PROVIDED MATERIAL:
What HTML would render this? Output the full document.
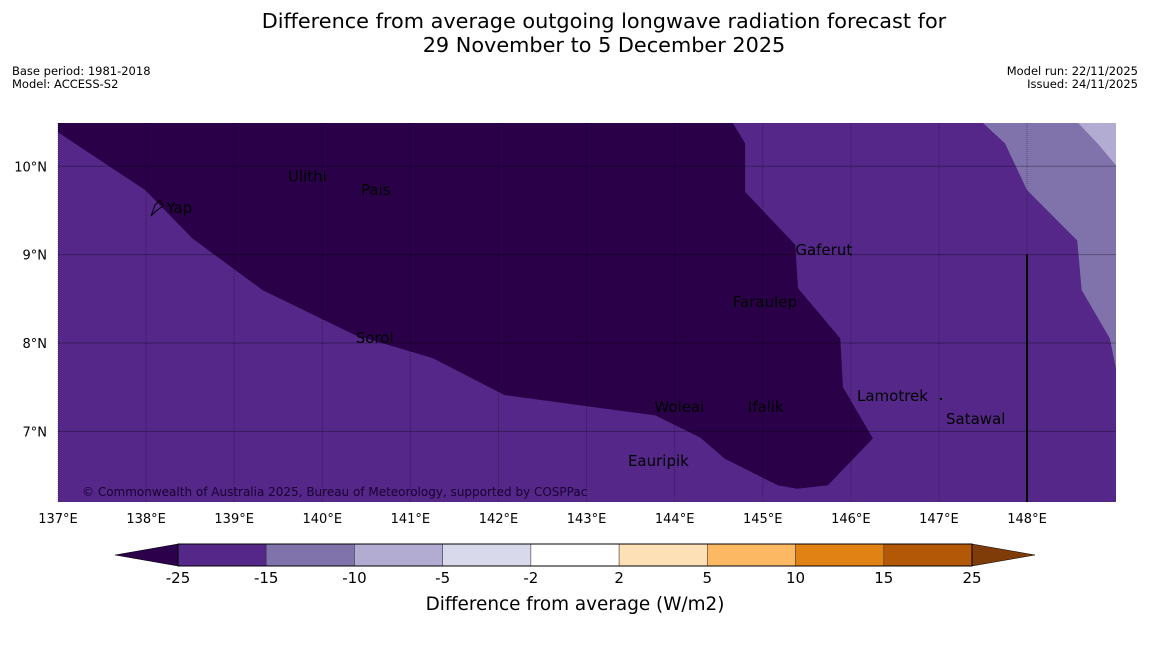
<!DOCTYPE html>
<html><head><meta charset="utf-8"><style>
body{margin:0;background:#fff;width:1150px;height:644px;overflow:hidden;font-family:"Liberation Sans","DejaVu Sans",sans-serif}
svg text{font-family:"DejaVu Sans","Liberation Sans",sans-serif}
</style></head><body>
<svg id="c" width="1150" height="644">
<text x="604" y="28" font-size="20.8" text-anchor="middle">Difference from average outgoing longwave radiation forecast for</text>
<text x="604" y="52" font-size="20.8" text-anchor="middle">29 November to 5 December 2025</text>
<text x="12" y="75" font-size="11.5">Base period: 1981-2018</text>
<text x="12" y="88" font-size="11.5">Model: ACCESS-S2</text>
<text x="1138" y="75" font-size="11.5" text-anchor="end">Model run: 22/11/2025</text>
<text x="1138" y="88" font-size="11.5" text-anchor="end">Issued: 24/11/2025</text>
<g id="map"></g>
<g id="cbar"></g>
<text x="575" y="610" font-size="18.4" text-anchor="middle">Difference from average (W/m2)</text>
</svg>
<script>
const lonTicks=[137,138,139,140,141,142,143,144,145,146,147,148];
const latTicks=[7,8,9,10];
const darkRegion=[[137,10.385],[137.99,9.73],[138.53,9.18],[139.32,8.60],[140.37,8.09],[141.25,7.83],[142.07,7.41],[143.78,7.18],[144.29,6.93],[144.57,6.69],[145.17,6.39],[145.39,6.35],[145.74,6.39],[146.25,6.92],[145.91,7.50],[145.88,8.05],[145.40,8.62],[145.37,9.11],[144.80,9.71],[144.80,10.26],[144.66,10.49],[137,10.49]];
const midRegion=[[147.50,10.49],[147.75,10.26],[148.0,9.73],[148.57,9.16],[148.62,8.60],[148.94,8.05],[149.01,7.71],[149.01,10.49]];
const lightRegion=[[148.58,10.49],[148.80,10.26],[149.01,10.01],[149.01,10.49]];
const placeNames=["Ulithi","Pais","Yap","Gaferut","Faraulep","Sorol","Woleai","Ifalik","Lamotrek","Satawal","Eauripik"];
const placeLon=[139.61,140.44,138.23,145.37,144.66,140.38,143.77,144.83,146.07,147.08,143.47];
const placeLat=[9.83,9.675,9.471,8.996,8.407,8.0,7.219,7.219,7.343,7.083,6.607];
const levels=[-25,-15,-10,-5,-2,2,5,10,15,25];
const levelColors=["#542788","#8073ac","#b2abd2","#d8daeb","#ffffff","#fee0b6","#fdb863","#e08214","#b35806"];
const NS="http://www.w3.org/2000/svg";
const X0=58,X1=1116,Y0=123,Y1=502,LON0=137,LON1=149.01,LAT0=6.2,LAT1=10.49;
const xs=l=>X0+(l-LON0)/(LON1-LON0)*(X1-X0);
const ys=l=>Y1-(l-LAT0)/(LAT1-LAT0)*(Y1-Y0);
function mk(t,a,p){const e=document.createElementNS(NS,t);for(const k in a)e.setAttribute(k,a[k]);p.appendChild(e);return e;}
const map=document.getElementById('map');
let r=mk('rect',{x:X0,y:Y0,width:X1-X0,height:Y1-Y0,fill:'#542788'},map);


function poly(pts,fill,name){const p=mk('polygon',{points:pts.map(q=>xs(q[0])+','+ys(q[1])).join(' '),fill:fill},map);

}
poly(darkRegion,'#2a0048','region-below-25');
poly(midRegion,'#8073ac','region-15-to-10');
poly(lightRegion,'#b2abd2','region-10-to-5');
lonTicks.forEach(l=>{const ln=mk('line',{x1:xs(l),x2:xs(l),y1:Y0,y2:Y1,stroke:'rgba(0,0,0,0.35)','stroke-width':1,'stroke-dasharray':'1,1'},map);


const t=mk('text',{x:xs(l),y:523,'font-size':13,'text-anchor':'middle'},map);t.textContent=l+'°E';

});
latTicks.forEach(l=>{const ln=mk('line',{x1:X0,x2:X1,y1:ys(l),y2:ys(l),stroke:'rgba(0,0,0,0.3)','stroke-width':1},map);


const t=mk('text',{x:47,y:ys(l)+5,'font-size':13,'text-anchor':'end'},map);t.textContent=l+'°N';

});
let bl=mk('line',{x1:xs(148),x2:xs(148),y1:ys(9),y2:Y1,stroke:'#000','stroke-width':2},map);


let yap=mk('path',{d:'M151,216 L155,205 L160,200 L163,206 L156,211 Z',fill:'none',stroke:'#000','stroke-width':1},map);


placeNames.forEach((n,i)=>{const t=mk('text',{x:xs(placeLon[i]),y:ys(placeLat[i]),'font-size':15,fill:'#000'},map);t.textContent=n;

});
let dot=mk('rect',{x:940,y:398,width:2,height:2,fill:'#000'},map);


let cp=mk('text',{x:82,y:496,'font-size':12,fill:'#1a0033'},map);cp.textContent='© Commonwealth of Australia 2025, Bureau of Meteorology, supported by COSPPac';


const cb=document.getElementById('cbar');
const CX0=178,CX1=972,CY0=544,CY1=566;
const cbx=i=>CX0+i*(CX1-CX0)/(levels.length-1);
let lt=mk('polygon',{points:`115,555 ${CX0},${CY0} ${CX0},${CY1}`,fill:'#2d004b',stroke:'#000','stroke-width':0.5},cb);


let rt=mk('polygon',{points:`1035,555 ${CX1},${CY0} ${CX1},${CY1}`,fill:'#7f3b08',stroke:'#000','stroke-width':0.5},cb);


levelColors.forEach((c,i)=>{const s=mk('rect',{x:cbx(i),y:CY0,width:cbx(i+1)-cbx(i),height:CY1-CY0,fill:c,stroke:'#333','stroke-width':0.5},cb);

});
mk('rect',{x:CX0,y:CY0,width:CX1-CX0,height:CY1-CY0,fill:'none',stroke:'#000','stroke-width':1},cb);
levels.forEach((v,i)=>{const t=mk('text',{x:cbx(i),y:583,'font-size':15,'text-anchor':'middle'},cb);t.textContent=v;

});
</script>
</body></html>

SET PROBLEM:
Copy every line of the data word for word, omitting the images.

FULL ANSWER:
What HTML would render this? Output the full document.
<!DOCTYPE html>
<html><head><meta charset="utf-8"><style>
body{margin:0;background:#fff;width:1150px;height:644px;overflow:hidden;font-family:"Liberation Sans","DejaVu Sans",sans-serif}
svg text{font-family:"DejaVu Sans","Liberation Sans",sans-serif}
</style></head><body>
<svg id="c" width="1150" height="644">
<text x="604" y="28" font-size="20.8" text-anchor="middle">Difference from average outgoing longwave radiation forecast for</text>
<text x="604" y="52" font-size="20.8" text-anchor="middle">29 November to 5 December 2025</text>
<text x="12" y="75" font-size="11.5">Base period: 1981-2018</text>
<text x="12" y="88" font-size="11.5">Model: ACCESS-S2</text>
<text x="1138" y="75" font-size="11.5" text-anchor="end">Model run: 22/11/2025</text>
<text x="1138" y="88" font-size="11.5" text-anchor="end">Issued: 24/11/2025</text>
<g id="map"></g>
<g id="cbar"></g>
<text x="575" y="610" font-size="18.4" text-anchor="middle">Difference from average (W/m2)</text>
</svg>
<script>
const lonTicks=[137,138,139,140,141,142,143,144,145,146,147,148];
const latTicks=[7,8,9,10];
const darkRegion=[[137,10.385],[137.99,9.73],[138.53,9.18],[139.32,8.60],[140.37,8.09],[141.25,7.83],[142.07,7.41],[143.78,7.18],[144.29,6.93],[144.57,6.69],[145.17,6.39],[145.39,6.35],[145.74,6.39],[146.25,6.92],[145.91,7.50],[145.88,8.05],[145.40,8.62],[145.37,9.11],[144.80,9.71],[144.80,10.26],[144.66,10.49],[137,10.49]];
const midRegion=[[147.50,10.49],[147.75,10.26],[148.0,9.73],[148.57,9.16],[148.62,8.60],[148.94,8.05],[149.01,7.71],[149.01,10.49]];
const lightRegion=[[148.58,10.49],[148.80,10.26],[149.01,10.01],[149.01,10.49]];
const placeNames=["Ulithi","Pais","Yap","Gaferut","Faraulep","Sorol","Woleai","Ifalik","Lamotrek","Satawal","Eauripik"];
const placeLon=[139.61,140.44,138.23,145.37,144.66,140.38,143.77,144.83,146.07,147.08,143.47];
const placeLat=[9.83,9.675,9.471,8.996,8.407,8.0,7.219,7.219,7.343,7.083,6.607];
const levels=[-25,-15,-10,-5,-2,2,5,10,15,25];
const levelColors=["#542788","#8073ac","#b2abd2","#d8daeb","#ffffff","#fee0b6","#fdb863","#e08214","#b35806"];
const NS="http://www.w3.org/2000/svg";
const X0=58,X1=1116,Y0=123,Y1=502,LON0=137,LON1=149.01,LAT0=6.2,LAT1=10.49;
const xs=l=>X0+(l-LON0)/(LON1-LON0)*(X1-X0);
const ys=l=>Y1-(l-LAT0)/(LAT1-LAT0)*(Y1-Y0);
function mk(t,a,p){const e=document.createElementNS(NS,t);for(const k in a)e.setAttribute(k,a[k]);p.appendChild(e);return e;}
const map=document.getElementById('map');
let r=mk('rect',{x:X0,y:Y0,width:X1-X0,height:Y1-Y0,fill:'#542788'},map);


function poly(pts,fill,name){const p=mk('polygon',{points:pts.map(q=>xs(q[0])+','+ys(q[1])).join(' '),fill:fill},map);

}
poly(darkRegion,'#2a0048','region-below-25');
poly(midRegion,'#8073ac','region-15-to-10');
poly(lightRegion,'#b2abd2','region-10-to-5');
lonTicks.forEach(l=>{const ln=mk('line',{x1:xs(l),x2:xs(l),y1:Y0,y2:Y1,stroke:'rgba(0,0,0,0.35)','stroke-width':1,'stroke-dasharray':'1,1'},map);


const t=mk('text',{x:xs(l),y:523,'font-size':13,'text-anchor':'middle'},map);t.textContent=l+'°E';

});
latTicks.forEach(l=>{const ln=mk('line',{x1:X0,x2:X1,y1:ys(l),y2:ys(l),stroke:'rgba(0,0,0,0.3)','stroke-width':1},map);


const t=mk('text',{x:47,y:ys(l)+5,'font-size':13,'text-anchor':'end'},map);t.textContent=l+'°N';

});
let bl=mk('line',{x1:xs(148),x2:xs(148),y1:ys(9),y2:Y1,stroke:'#000','stroke-width':2},map);


let yap=mk('path',{d:'M151,216 L155,205 L160,200 L163,206 L156,211 Z',fill:'none',stroke:'#000','stroke-width':1},map);


placeNames.forEach((n,i)=>{const t=mk('text',{x:xs(placeLon[i]),y:ys(placeLat[i]),'font-size':15,fill:'#000'},map);t.textContent=n;

});
let dot=mk('rect',{x:940,y:398,width:2,height:2,fill:'#000'},map);


let cp=mk('text',{x:82,y:496,'font-size':12,fill:'#1a0033'},map);cp.textContent='© Commonwealth of Australia 2025, Bureau of Meteorology, supported by COSPPac';


const cb=document.getElementById('cbar');
const CX0=178,CX1=972,CY0=544,CY1=566;
const cbx=i=>CX0+i*(CX1-CX0)/(levels.length-1);
let lt=mk('polygon',{points:`115,555 ${CX0},${CY0} ${CX0},${CY1}`,fill:'#2d004b',stroke:'#000','stroke-width':0.5},cb);


let rt=mk('polygon',{points:`1035,555 ${CX1},${CY0} ${CX1},${CY1}`,fill:'#7f3b08',stroke:'#000','stroke-width':0.5},cb);


levelColors.forEach((c,i)=>{const s=mk('rect',{x:cbx(i),y:CY0,width:cbx(i+1)-cbx(i),height:CY1-CY0,fill:c,stroke:'#333','stroke-width':0.5},cb);

});
mk('rect',{x:CX0,y:CY0,width:CX1-CX0,height:CY1-CY0,fill:'none',stroke:'#000','stroke-width':1},cb);
levels.forEach((v,i)=>{const t=mk('text',{x:cbx(i),y:583,'font-size':15,'text-anchor':'middle'},cb);t.textContent=v;

});
</script>
</body></html>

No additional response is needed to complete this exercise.